Таким образом, книга — еще и о спасательных работах в их специфичном для конца позапрошлого — начала прошлого столетия модусе: о мифологизации культуры, о насыщении ее — как мнилось — животворными силами мифа. Русско-австрийское взаимодействие рубежа веков, о котором речь, происходило прежде всего в свете этих задач — общих и пережитых очень сходно. Все взаимные разночтения и домысливания укладывались, в конечном счете, в это русло.
Автора вообще интересует по преимуществу то, что происходит в разных культурных областях одновременно, то, благодаря чему они могут обмениваться смыслами и стимулами. Его занимают механизмы общности, работавшие в том числе и там, где современники этого еще не замечали. Тем более что в состав работы по (спасительному) «переформатированию» культуры в качестве существенной компоненты — и на уровне вполне осознанной программы — входил в исследуемое время и пересмотр границ между ее традиционно выделяемыми областями: философией, литературой, наукой, — и поиск возможностей их синтеза. Если в прежней, «горизонтальной», позитивистской модели культуры (о которой тогда многие чувствовали, что она должна быть преодоленной) ведущей объединительной силой такого синтеза мыслилась наука — «будущее философии и поэзии связывалось с подчинением их естественно-научной методологии», — то в новой, «вертикальной», это место отводилось — нет, не религии, как можно было бы ждать (с религией, то есть с искренней, жизнеобразующей верой по обе стороны наших западных границ уже тогда было совсем плохо), а литературе, особенно поэзии. Она (об этом рассказано, в частности, на примере работы литературной группы «Молодая Вена») перерастала рамки словесного искусства и намерена была стать чем-то вроде магической практики: «…младовенская программа преодоления натурализма заключалась в создании антимиметической концепции поэтического слова как средства магической реинтеграции чувственного и сверхчувственного миров в образе истинной реальности абсолютного бытия».
«Истинная реальность абсолютного бытия» — вот, пожалуй, ключ к ведущим интеллектуальным событиям того времени — от символизма и марксизма до буберовского иудаизма и этических исканий Витгенштейна, «матрица» его культурной общности. Стремление именно к этому лежит, показывает Жеребин, в основе всех значительных культурных усилий модерна — включая фрейдизм, который лишь по своим истокам, по условиям возникновения был психотерапевтической практикой, а по глубокому замыслу — проектом по радикальному освобождению человека и воссоединению его с (по-своему, конечно, понятой) Истиной.
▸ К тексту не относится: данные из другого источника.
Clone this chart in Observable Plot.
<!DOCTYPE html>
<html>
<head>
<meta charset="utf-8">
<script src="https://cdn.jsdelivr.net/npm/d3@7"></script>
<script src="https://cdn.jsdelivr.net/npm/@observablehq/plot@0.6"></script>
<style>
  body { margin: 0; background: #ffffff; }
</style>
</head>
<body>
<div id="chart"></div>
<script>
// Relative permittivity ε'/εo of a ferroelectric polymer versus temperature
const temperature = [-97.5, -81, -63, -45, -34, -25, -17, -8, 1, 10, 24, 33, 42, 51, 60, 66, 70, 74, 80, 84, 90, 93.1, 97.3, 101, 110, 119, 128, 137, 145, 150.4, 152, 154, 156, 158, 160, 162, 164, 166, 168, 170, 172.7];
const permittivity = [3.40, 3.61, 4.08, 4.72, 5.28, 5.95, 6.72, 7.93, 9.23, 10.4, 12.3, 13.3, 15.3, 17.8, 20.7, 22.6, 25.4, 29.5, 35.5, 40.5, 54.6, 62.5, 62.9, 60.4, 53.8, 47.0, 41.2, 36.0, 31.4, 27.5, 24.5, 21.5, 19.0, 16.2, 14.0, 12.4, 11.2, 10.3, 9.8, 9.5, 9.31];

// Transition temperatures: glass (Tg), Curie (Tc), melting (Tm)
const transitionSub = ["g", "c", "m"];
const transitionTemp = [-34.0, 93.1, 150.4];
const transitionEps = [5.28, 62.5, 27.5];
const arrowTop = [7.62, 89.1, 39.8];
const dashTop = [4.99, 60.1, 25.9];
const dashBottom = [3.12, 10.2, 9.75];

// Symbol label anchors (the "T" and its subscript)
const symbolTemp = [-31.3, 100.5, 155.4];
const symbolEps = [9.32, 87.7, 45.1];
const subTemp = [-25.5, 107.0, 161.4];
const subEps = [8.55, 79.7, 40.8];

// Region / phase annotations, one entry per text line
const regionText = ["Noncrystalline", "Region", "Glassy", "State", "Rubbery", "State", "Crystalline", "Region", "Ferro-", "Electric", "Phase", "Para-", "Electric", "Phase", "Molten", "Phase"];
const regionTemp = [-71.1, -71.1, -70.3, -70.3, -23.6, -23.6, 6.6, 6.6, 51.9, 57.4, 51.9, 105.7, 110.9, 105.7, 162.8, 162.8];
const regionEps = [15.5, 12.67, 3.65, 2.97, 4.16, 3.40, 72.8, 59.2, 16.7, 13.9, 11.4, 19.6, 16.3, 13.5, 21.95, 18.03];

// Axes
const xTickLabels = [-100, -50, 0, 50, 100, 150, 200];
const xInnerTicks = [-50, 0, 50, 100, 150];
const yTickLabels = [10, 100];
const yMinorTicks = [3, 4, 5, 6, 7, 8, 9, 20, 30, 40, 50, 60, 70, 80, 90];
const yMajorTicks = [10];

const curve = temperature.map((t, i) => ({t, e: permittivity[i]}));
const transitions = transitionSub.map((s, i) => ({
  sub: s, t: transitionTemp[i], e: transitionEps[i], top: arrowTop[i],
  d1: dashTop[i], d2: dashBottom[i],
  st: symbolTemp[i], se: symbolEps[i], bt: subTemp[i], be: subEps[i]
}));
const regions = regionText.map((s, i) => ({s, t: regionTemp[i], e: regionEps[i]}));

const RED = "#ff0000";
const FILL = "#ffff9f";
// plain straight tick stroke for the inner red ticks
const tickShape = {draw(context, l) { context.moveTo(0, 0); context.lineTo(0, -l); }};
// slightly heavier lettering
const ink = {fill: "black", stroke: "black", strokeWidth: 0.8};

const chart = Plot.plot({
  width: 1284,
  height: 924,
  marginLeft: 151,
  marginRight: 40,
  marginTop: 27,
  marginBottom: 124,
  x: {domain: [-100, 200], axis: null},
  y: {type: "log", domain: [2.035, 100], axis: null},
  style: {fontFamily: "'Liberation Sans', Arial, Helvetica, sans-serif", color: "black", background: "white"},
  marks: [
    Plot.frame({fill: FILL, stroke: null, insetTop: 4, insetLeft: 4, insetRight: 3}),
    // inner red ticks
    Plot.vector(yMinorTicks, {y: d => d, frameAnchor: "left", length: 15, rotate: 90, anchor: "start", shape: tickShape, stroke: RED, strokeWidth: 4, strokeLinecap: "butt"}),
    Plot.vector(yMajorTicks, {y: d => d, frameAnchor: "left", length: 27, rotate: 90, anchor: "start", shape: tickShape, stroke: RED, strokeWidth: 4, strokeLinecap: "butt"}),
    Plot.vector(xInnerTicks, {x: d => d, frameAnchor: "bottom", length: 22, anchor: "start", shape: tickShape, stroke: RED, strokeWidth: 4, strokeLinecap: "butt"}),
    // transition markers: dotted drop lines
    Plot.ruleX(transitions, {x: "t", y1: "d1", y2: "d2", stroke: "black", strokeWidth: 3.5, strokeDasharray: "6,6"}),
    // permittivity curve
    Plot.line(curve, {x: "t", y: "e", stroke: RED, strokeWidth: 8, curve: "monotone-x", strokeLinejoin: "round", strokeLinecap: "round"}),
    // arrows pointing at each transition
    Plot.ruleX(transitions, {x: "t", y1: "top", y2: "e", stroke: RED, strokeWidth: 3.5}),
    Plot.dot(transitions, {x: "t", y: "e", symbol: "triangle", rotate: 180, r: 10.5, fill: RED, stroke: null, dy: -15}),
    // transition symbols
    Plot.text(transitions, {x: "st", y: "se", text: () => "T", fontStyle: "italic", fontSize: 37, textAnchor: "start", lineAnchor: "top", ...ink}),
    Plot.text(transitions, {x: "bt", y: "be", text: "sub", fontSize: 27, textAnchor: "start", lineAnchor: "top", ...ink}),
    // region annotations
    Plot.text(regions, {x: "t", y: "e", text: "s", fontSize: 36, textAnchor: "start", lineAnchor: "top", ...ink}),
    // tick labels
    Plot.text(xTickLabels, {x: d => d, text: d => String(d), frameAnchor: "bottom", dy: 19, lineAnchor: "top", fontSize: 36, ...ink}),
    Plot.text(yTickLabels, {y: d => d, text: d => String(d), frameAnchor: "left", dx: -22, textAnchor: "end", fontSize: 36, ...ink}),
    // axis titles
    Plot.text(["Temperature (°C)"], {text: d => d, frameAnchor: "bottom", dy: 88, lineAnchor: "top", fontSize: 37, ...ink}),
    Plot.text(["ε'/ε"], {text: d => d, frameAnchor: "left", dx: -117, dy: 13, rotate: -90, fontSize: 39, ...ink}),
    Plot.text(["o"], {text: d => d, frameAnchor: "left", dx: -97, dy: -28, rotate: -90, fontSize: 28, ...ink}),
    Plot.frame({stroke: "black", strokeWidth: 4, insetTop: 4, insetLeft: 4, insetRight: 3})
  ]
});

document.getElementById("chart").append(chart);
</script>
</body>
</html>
При всей конкретности мышления автора и въедливой его внимательности к подробностям изучаемого материала я бы назвала это мышление не столько собственно литературоведческим, сколько культурологическим: по общим установкам. Жеребин обращает внимание — и конкретный, тщательно продуманный материал оказывается в конце концов лишь средством это увидеть — на крупные культурообразующие силы, действующие на любом культурном материале и в конечном счете подчиняющие его себе, что бы ни думали об этом сами культуротворцы.